Target: ₹2,178
CMP: ₹2,419.90
Thermax Ltd (TMX) has reported a robust revenue growth of 57 per cent y-o-y during the quarter, led by strong execution in Energy (61 per cent) and Environment (62 per cent) and the Chemical segment (22 per cent).
However, due to higher commodity prices and the execution of legacy FGD order in Environment segment, EBITDA margin fell 19 basis points (bps) year on year to 5.8 per cent.
Q1-FY23 order-book grew 56 per cent y-o-y (which is 1.4x TTM revenue), supported by 36 per cent y-o-y growth in new orders. Order inflow grew to ₹2,309 crore, supported by large-ticket order finalisation in the hydrocarbon segment, leading to an order book of ₹9,554 crore. It expects orders in the FGD segment to remain low to moderate, as government orders are currently witnessing some delays in finalisation.

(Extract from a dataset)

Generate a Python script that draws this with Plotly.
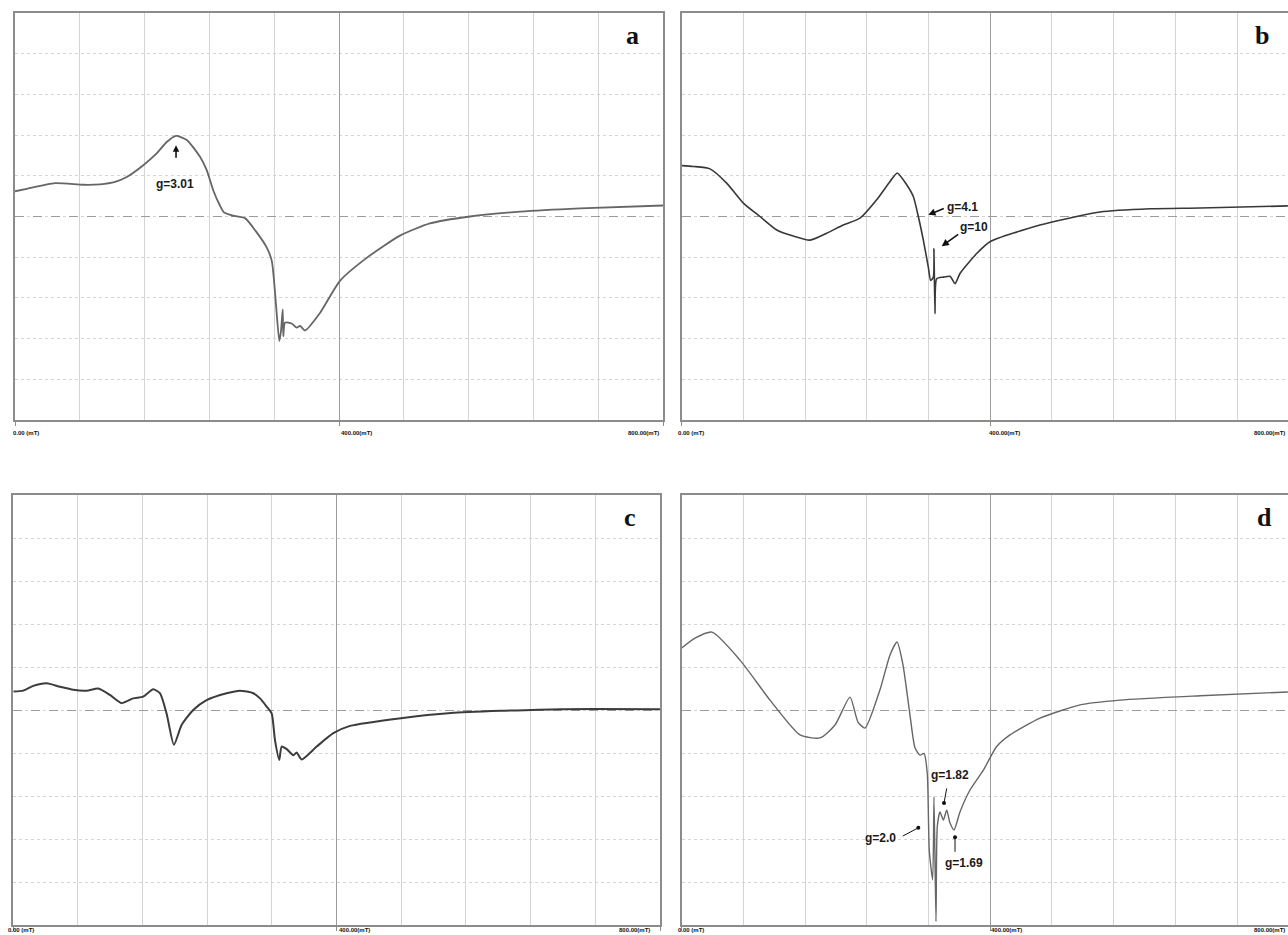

The company expects a gradual recovery in the margin profile due to a favourable mix in the chemical segment and a correction in commodity prices.
TMX is currently trading at a P/E of 56x on a one-year forward basis, which is well above its one-year average P/E of 46x, implying limited room for further upside in the near term. Therefore, we revise our rating to Reduce and value TMX at a P/E of 43x on FY24 EPS.